The district of Tikamgarh has a large number of water bodies, which are used for irrigation, fisheries and drinking purposes. These include tanks constructed since the 8th century AD and up to the present time. Quite a large number are still serving the needs of the people, but are in various stages of degradation, siltation and consequent reduction of storage capacity, with weed growth due to anthropogenic activities. The district faced extreme water scarcity for three consecutive years from 2000 to 2003.Therefore, the district administration realised the need for concrete initiatives to restore these water bodies.
The district administration decided to coordinate the programme with the concerned government departments as well as NGOs with the execution to be done by water user groups consisting of farmers' water users associations (WUAs) and fishermen cooperative societies.
Several meetings were organized with the WUAs and Fishermen societies in the presence of the task force and motivated them for action at the field level by public participation at the local level.
Similarly, clear cut directions were given to the Chief Executive Officers of the sub-district level rural local bodies and the Chief Municipal Officers to mobilize their field level staff.Zonal officers heading a team of field staff were given responsibility of a cluster of villages to monitor the programme and provide technical guidance.
The programme involved public awareness activities (celebration of World Wetlands Day). All activities were carried out by the water user groups, fishermen societies, self help groups and urban and rural local bodies without any monetary assistance from the district administration.
Through the public awareness generation discussions organised at various villages, it was stressed that all water users should keep regular watch on water sources and ensure prevention of pollution for their own good. Activities such as desilting, removal of Ipomea, water hyacinth and red algae in 319 water bodies, construction of structures for preventing soil runoff, and preparation of compost pits to promote recycling of organic waste, were executed in the week.
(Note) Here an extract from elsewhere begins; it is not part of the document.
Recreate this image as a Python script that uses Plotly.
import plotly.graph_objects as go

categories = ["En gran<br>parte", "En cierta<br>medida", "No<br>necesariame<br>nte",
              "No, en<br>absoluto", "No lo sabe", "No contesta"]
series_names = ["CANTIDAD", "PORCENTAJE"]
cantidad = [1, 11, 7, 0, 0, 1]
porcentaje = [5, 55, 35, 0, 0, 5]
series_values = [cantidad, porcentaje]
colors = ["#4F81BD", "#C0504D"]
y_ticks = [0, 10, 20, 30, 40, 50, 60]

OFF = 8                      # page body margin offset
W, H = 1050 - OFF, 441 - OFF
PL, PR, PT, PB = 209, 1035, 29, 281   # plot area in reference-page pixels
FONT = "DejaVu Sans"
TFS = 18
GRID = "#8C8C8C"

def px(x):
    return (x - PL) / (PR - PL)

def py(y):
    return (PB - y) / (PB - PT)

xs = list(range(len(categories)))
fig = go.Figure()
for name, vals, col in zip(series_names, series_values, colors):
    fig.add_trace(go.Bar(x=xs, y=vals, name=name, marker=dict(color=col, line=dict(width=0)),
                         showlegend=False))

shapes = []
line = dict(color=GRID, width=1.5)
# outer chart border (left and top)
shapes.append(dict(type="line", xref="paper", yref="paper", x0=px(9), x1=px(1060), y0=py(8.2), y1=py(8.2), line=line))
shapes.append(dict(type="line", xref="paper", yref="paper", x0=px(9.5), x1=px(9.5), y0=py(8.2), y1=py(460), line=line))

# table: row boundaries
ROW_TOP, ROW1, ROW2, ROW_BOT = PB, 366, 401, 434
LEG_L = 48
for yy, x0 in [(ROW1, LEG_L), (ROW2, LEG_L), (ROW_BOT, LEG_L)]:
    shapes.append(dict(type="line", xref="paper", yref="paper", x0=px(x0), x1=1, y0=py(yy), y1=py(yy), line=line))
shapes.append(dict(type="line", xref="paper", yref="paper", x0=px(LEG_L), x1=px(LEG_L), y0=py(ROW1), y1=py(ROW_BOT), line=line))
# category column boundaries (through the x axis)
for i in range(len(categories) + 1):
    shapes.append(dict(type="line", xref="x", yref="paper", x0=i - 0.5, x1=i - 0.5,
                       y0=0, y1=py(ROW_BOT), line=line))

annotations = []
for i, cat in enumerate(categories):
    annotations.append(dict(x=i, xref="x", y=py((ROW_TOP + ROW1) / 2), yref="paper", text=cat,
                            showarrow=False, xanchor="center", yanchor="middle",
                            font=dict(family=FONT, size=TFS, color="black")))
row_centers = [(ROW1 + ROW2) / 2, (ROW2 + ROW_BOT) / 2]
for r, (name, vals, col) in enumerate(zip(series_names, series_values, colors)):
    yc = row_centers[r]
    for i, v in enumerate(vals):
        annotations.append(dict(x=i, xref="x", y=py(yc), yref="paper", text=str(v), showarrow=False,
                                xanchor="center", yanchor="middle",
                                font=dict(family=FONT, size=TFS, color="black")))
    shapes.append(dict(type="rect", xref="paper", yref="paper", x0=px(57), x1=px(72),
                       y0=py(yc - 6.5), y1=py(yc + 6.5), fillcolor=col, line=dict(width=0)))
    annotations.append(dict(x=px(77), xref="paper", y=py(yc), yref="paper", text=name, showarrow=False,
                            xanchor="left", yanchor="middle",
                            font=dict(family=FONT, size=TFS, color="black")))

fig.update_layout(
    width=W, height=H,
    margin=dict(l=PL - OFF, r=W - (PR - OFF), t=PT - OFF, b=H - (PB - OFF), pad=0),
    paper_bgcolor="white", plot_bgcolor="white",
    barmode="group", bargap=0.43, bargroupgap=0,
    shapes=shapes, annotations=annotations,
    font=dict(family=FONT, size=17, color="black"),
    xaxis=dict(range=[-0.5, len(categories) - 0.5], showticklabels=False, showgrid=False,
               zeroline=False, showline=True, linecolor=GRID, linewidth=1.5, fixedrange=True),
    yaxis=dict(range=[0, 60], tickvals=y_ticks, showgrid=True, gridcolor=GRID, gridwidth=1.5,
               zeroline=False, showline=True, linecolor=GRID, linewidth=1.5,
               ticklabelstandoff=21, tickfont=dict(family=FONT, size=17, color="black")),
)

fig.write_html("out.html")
The campaign proved to be a catalyst for the expansion of the water conservation activities in the district in the coming years by the community based institutions and for raising the level of self belief amongst the dormant water user groups that they were indeed the managers of the water resources under their jurisdiction.
It illustrates how a campaign for the conservation of water bodies can be run by motivating the stakeholders, water user groups themselves and members of local bodies. However it necessitates that the government bureaucracy is willing to provide the enabling environment and have trust in these community based institutions.
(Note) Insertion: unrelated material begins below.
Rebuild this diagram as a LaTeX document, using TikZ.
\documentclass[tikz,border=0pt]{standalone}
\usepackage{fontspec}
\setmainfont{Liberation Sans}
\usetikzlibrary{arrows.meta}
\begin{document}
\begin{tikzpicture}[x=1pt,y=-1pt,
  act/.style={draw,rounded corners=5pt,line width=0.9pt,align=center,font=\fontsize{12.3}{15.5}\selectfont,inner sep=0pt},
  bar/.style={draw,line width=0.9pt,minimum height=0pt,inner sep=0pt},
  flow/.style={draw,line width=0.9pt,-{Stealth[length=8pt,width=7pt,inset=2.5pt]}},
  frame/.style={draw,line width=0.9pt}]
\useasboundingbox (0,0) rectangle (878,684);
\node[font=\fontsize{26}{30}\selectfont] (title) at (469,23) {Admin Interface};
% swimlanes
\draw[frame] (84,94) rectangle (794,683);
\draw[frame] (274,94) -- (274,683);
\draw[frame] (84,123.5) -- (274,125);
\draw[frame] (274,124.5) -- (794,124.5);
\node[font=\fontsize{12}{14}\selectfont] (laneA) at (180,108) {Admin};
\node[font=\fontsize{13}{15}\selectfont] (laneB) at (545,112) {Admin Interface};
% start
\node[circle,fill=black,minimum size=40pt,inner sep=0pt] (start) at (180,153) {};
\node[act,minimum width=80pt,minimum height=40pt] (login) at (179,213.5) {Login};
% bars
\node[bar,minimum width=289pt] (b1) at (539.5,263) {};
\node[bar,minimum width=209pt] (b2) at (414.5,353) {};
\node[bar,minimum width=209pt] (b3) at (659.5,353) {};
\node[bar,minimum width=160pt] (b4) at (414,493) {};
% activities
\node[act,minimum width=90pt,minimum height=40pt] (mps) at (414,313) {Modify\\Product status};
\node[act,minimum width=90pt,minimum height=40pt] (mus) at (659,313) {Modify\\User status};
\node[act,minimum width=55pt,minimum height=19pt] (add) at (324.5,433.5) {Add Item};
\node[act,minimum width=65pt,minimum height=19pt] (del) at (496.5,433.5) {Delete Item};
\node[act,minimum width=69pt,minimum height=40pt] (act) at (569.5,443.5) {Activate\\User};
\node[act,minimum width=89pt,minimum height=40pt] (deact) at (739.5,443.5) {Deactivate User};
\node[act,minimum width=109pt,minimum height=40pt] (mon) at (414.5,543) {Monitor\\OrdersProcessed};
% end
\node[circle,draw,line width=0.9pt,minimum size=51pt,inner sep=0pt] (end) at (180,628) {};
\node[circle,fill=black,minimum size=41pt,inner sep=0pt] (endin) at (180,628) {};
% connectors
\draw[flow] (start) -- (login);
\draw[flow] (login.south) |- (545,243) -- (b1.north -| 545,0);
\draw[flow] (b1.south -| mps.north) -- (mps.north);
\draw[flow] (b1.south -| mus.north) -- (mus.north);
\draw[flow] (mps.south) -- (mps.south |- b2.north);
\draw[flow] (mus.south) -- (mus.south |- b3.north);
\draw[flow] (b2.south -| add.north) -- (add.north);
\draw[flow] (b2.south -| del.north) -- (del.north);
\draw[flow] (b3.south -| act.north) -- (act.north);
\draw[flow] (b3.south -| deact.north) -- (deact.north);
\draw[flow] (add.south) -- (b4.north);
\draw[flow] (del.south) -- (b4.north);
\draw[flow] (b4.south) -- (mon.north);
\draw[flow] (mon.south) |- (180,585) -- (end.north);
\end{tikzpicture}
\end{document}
It must be also pointed out that this requires appropriate leadership from the top field officers of the district who should have a vision and the drive to execute the vision as an action plan. The continuity of such officers is therefore essential for keeping up the momentum.
The routine working style and lack of coordination between the field departments makes replicability of such actions difficult in other districts. However, once this is achieved then for continuity's sake the team should be left undisturbed so that such actions get institutionalized in the next 2-3 years and then the community based institutions are empowered and can proceed on their own with minimum leadership support from the district bureaucracy.